Jesus Christ gave his disciples the gift of the Holy Spirit and the mission to proclaim salvation to the whole world. To live out the full dimension of this command is to pursue the "spiritual life". The Church is called by the Holy Spirit to embody and proclaim union with God because the Church is the Body of Christ: a Body that is still in the process of formation and sees its fullness in the future.
Carmelite Spirituality
The spirituality of the Church is many-faceted because the Church is composed of countless persons and groups. While each person receives the spirit of Christ, that spirit is lived out in various ways. The truth about Jesus which Carmelites are called to live out is Christ's prayerful union with His Father while in the midst of the world.
Strictly contemplative orders are characterized by their emphasis on the inner life: the life of prayer and physical solitude. They imitate the hidden, inner life of Christ's union with His Father.
Active Orders, on the other hand, are called to imitate Christ's concern for people, especially the poor and defenseless. Their spirituality is founded in their authentic call of service in Christ's name.

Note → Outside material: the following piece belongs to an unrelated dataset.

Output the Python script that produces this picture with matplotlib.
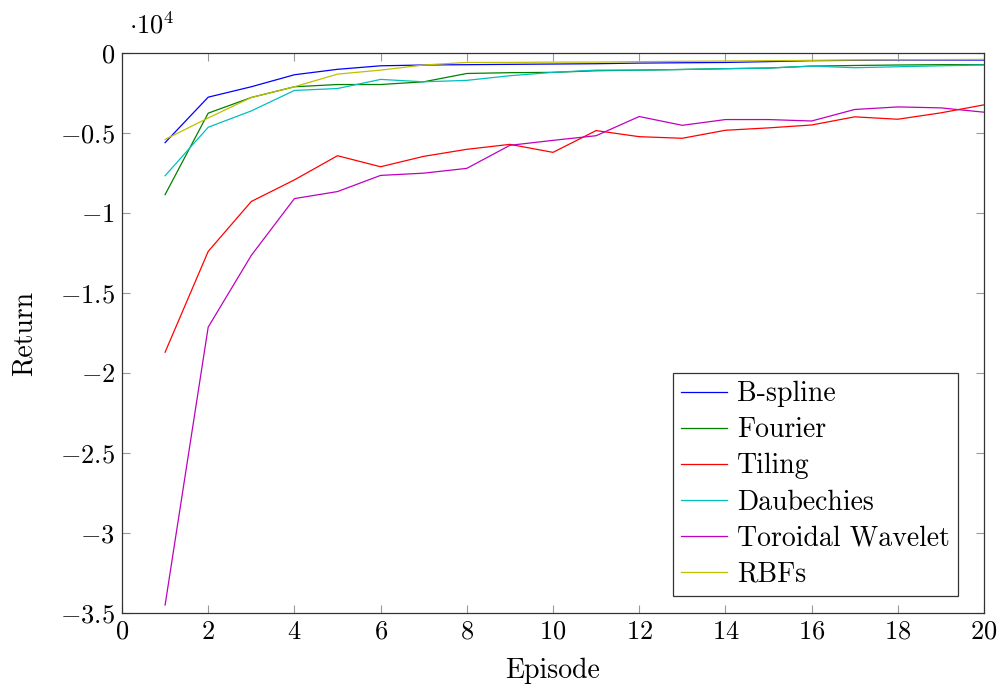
import matplotlib
matplotlib.use("Agg")
import matplotlib.pyplot as plt
from matplotlib.ticker import FuncFormatter, MultipleLocator

plt.rcParams['font.family'] = 'serif'
plt.rcParams['font.serif'] = ['cmr10']
plt.rcParams['mathtext.fontset'] = 'cm'
plt.rcParams['axes.unicode_minus'] = False

# Returns per episode, in units of 1e4
episodes = list(range(1, 21))
bspline = [-0.56, -0.276, -0.211, -0.136, -0.102, -0.080, -0.075, -0.073, -0.071, -0.069,
           -0.067, -0.063, -0.061, -0.059, -0.054, -0.048, -0.046, -0.044, -0.044, -0.044]
fourier = [-0.885, -0.376, -0.278, -0.211, -0.197, -0.197, -0.180, -0.128, -0.123, -0.121,
           -0.111, -0.107, -0.103, -0.098, -0.094, -0.082, -0.078, -0.075, -0.073, -0.073]
tiling = [-1.87, -1.24, -0.928, -0.793, -0.642, -0.711, -0.646, -0.602, -0.571, -0.621,
          -0.485, -0.523, -0.533, -0.483, -0.468, -0.450, -0.399, -0.414, -0.374, -0.324]
daubechies = [-0.767, -0.464, -0.362, -0.234, -0.222, -0.165, -0.180, -0.171, -0.142, -0.121,
              -0.107, -0.107, -0.103, -0.098, -0.094, -0.082, -0.092, -0.086, -0.080, -0.075]
toroidal = [-3.45, -1.713, -1.265, -0.910, -0.866, -0.765, -0.751, -0.721, -0.577, -0.546,
            -0.517, -0.397, -0.452, -0.416, -0.416, -0.425, -0.353, -0.337, -0.343, -0.370]
rbfs = [-0.54, -0.406, -0.278, -0.211, -0.132, -0.107, -0.075, -0.059, -0.059, -0.057,
        -0.057, -0.054, -0.052, -0.050, -0.048, -0.046, -0.044, -0.042, -0.041, -0.040]

series = [
    ("B-spline", bspline, "#0000ff"),
    ("Fourier", fourier, "#008000"),
    ("Tiling", tiling, "#ff0000"),
    ("Daubechies", daubechies, "#00bfbf"),
    ("Toroidal Wavelet", toroidal, "#bf00bf"),
    ("RBFs", rbfs, "#bfbf00"),
]

fig = plt.figure(figsize=(10.01, 6.88), dpi=100)
ax = fig.add_axes([122 / 1001, 1 - 613 / 688, (984 - 122) / 1001, (613 - 53) / 688])

for name, vals, col in series:
    ax.plot(episodes, vals, color=col, lw=0.9, label=name)

ax.set_xlim(0, 20)
ax.set_ylim(-3.5, 0)
ax.xaxis.set_major_locator(MultipleLocator(2))
ax.yaxis.set_major_locator(MultipleLocator(0.5))

def fmt(v, pos):
    if abs(v) < 1e-9:
        return r'$0$'
    return r'$%g$' % v

ax.xaxis.set_major_formatter(FuncFormatter(fmt))
ax.yaxis.set_major_formatter(FuncFormatter(fmt))
ax.tick_params(direction='in', top=True, right=True, length=6, width=0.8,
               color='#999999', labelsize=19, pad=5)
for sp in ax.spines.values():
    sp.set_color('#333333')
    sp.set_linewidth(0.9)

ax.set_xlabel('Episode', fontsize=20, labelpad=10)
ax.set_ylabel('Return', fontsize=20, labelpad=16)
ax.text(0.008, 1.025, r'$\cdot 10^4$', transform=ax.transAxes, fontsize=19,
        ha='left', va='bottom')

leg = ax.legend(loc='lower right', bbox_to_anchor=(0.9698, 0.0304), borderaxespad=0,
                fontsize=20, fancybox=False, framealpha=1,
                edgecolor='#333333', handlelength=1.65, handletextpad=0.35,
                labelspacing=0.35, borderpad=0.3)
leg.get_frame().set_linewidth(0.9)

fig.savefig('out.png', dpi=100)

The Carmelite is called to live amid the tension of these two ideals: the abiding presence of God, and the call to be present in the world. Our life is not simply one of service, but especially a presence in prayer. Not only did Jesus come to serve the world, but he made His Father present wherever He was present.
Thus, the Rule of Carmel commands us to "meditate day and night on the law of the Lord." The external precepts of the Rule are attempts to show how this continual state of contemplation can be achieved: through finding a suitable place to live; through silence; through prayer and celebration of the Liturgy; through poverty and detachment; through living out the virtues, and through work.

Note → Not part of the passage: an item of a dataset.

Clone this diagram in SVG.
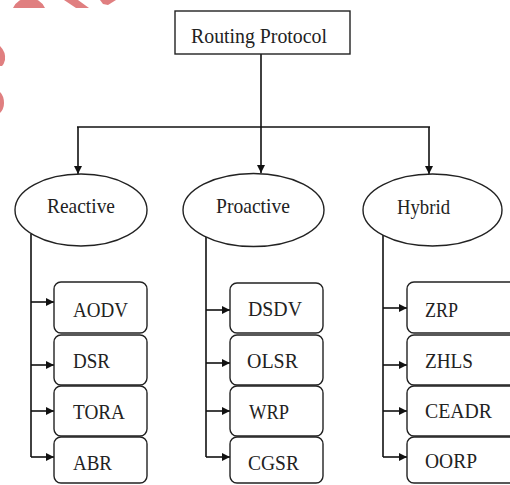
<svg xmlns="http://www.w3.org/2000/svg" width="510" height="485" viewBox="0 0 510 485">
  <defs>
    <style>
      .box { fill: #ffffff; stroke: #222222; stroke-width: 1.4; }
      .lbl { font-family: "Liberation Serif", "Times New Roman", serif; font-size: 22px; fill: #222222; }
      .wire { fill: none; stroke: #111111; stroke-width: 1.6; }
      .mark { fill: #e07f80; }
    </style>
    <marker id="head" viewBox="0 0 10 10" refX="10" refY="5" markerWidth="9" markerHeight="8" markerUnits="userSpaceOnUse" orient="auto">
      <path d="M0,0 L10,5 L0,10 Z" fill="#111111"/>
    </marker>
  </defs>
  <rect width="510" height="485" fill="#ffffff"/>

  <!-- decorative red fragments at the top-left edge -->
  <g id="corner-marks">
    <path class="mark" d="M13,8 A17.7,17.7 0 0 1 45,8 Z"/>
    <path class="mark" d="M64,0 L78,0 L89,8 L76,8 Z"/>
    <path class="mark" d="M100,0 L116,0 L108,5 L103,4 Z"/>
    <path class="mark" d="M0,46 Q6,52 5,60 Q4,64 2,66 L0,66 Z"/>
    <path class="mark" d="M0,92 Q4,96 4,103 Q4,109 0,113 Z"/>
  </g>

  <!-- connectors -->
  <g id="connectors">
    <path class="wire" d="M261,54 V127"/>
    <path class="wire" d="M77,127 H430"/>
    <path class="wire" d="M78,127 V174" marker-end="url(#head)"/>
    <path class="wire" d="M261,127 V173" marker-end="url(#head)"/>
    <path class="wire" d="M429,127 V174" marker-end="url(#head)"/>

    <path class="wire" d="M31,234 V457"/>
    <path class="wire" d="M31,302 H54" marker-end="url(#head)"/>
    <path class="wire" d="M31,365 H54" marker-end="url(#head)"/>
    <path class="wire" d="M31,411 H54" marker-end="url(#head)"/>
    <path class="wire" d="M31,457 H54" marker-end="url(#head)"/>

    <path class="wire" d="M206,237 V457"/>
    <path class="wire" d="M206,310 H230" marker-end="url(#head)"/>
    <path class="wire" d="M206,363 H230" marker-end="url(#head)"/>
    <path class="wire" d="M206,411 H230" marker-end="url(#head)"/>
    <path class="wire" d="M206,457 H230" marker-end="url(#head)"/>

    <path class="wire" d="M383,235 V457"/>
    <path class="wire" d="M383,308 H407" marker-end="url(#head)"/>
    <path class="wire" d="M383,365 H407" marker-end="url(#head)"/>
    <path class="wire" d="M383,411 H407" marker-end="url(#head)"/>
    <path class="wire" d="M383,457 H407" marker-end="url(#head)"/>
  </g>

  <!-- root -->
  <g id="routing-protocol">
    <rect class="box" x="175" y="11" width="175" height="43"/>
    <text class="lbl" x="191" y="43" textLength="136" lengthAdjust="spacingAndGlyphs">Routing Protocol</text>
  </g>

  <!-- categories -->
  <g id="reactive">
    <ellipse class="box" cx="81" cy="210" rx="66" ry="36"/>
    <text class="lbl" x="47" y="213" textLength="68" lengthAdjust="spacingAndGlyphs">Reactive</text>
  </g>
  <g id="proactive">
    <ellipse class="box" cx="253.5" cy="210" rx="70.5" ry="36.5"/>
    <text class="lbl" x="216" y="213" textLength="74" lengthAdjust="spacingAndGlyphs">Proactive</text>
  </g>
  <g id="hybrid">
    <ellipse class="box" cx="432.5" cy="210" rx="69.5" ry="36"/>
    <text class="lbl" x="397" y="214" textLength="53" lengthAdjust="spacingAndGlyphs">Hybrid</text>
  </g>

  <!-- reactive protocols -->
  <g id="aodv">
    <rect class="box" x="54" y="282" width="93" height="51" rx="7"/>
    <text class="lbl" x="73" y="317" textLength="55" lengthAdjust="spacingAndGlyphs">AODV</text>
  </g>
  <g id="dsr">
    <rect class="box" x="54" y="335" width="93" height="50" rx="7"/>
    <text class="lbl" x="73" y="368" textLength="37" lengthAdjust="spacingAndGlyphs">DSR</text>
  </g>
  <g id="tora">
    <rect class="box" x="54" y="386" width="93" height="50" rx="7"/>
    <text class="lbl" x="73" y="419" textLength="52" lengthAdjust="spacingAndGlyphs">TORA</text>
  </g>
  <g id="abr">
    <rect class="box" x="54" y="437" width="93" height="46" rx="7"/>
    <text class="lbl" x="73" y="470" textLength="39" lengthAdjust="spacingAndGlyphs">ABR</text>
  </g>

  <!-- proactive protocols -->
  <g id="dsdv">
    <rect class="box" x="230" y="283" width="93" height="50" rx="7"/>
    <text class="lbl" x="248" y="316" textLength="54" lengthAdjust="spacingAndGlyphs">DSDV</text>
  </g>
  <g id="olsr">
    <rect class="box" x="230" y="335" width="93" height="50" rx="7"/>
    <text class="lbl" x="247" y="368" textLength="51" lengthAdjust="spacingAndGlyphs">OLSR</text>
  </g>
  <g id="wrp">
    <rect class="box" x="230" y="386" width="93" height="50" rx="7"/>
    <text class="lbl" x="249" y="419" textLength="40" lengthAdjust="spacingAndGlyphs">WRP</text>
  </g>
  <g id="cgsr">
    <rect class="box" x="230" y="437" width="93" height="46" rx="7"/>
    <text class="lbl" x="248" y="470" textLength="51" lengthAdjust="spacingAndGlyphs">CGSR</text>
  </g>

  <!-- hybrid protocols -->
  <g id="zrp">
    <rect class="box" x="407" y="282" width="120" height="51" rx="7"/>
    <text class="lbl" x="425" y="317" textLength="33" lengthAdjust="spacingAndGlyphs">ZRP</text>
  </g>
  <g id="zhls">
    <rect class="box" x="407" y="335" width="120" height="50" rx="7"/>
    <text class="lbl" x="425" y="368" textLength="48" lengthAdjust="spacingAndGlyphs">ZHLS</text>
  </g>
  <g id="ceadr">
    <rect class="box" x="407" y="386" width="120" height="50" rx="7"/>
    <text class="lbl" x="425" y="418" textLength="67" lengthAdjust="spacingAndGlyphs">CEADR</text>
  </g>
  <g id="oorp">
    <rect class="box" x="407" y="437" width="120" height="46" rx="7"/>
    <text class="lbl" x="425" y="468" textLength="52" lengthAdjust="spacingAndGlyphs">OORP</text>
  </g>
</svg>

If our Carmelite presence in the world is to reflect Christ's union with His Father, then the primary task of the Carmelite is to realize this presence of God within himself. This is acquired through what is called "inner solitude."
Inner Solitude
For centuries Christians have resorted to solitude in order to find the presence of God within. The desert, the cave, the lonely uninhabited places have offered themselves to those who yearn to leave all things to find God. In the Old Testament, the prophet Elijah, our spiritual father, went to the wilderness of Horeb to find and speak with his God. It was in his footsteps that the first Carmelites gathered on Mount Carmel over 800 years ago.
Ultimately, the heart is the desert, the wilderness that must be entered in order to find God. And it is this solitude that the Carmelite recognizes in order to live with God.
In the Midst of the World
Christ did not come into the world to be a solitary mystic. The world was created in order to find and love God. So, too, the Carmelite is called, not only to the simple private life of contemplation but to share that experience of God with a world that is blindly seeking His face in all the wrong places. In so doing, the Carmelite testifies to the boundless love God has for the world. Prayer is not undertaken as a private task of personal meditation, but solely to reflect and share the God whom he finds living within himself.

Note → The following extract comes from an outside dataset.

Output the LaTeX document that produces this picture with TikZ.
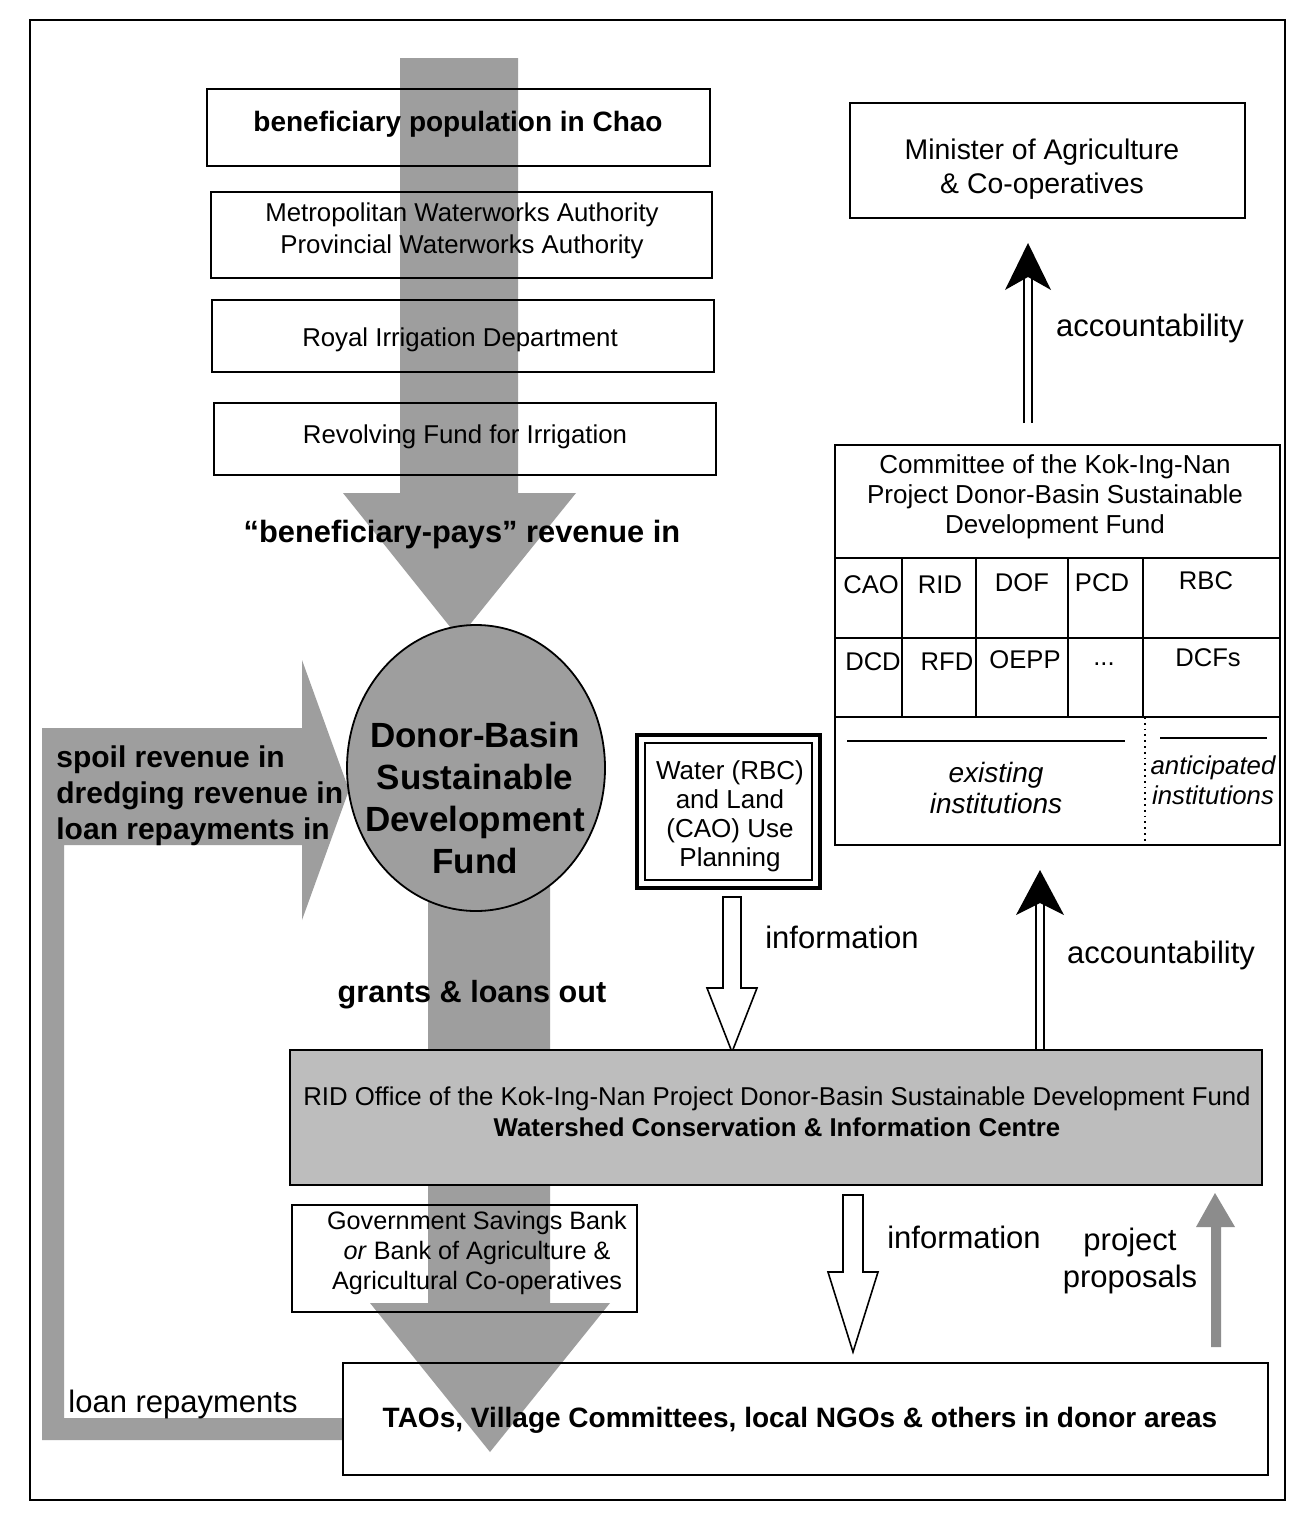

Thus, the Carmelite disposes himself to the service of the Church. Our Rule does not specify what work the Carmelite shall do, for any form of service fulfills the vocation of Carmel if it is lived in the presence of God. The Rule does not restrict or limit how or where the Carmelite serves the Church, because his vocation is precisely to share that contemplation with the world.
The spirituality of Carmel is a dynamic, life-giving tension. Neither private prayer nor public service by themselves fulfills the Rule of Carmel. Rather, to be present to God in the midst of His people, to bring to the world flames from the divine fire burning within our hearts, is the Carmelite vocation and spirituality.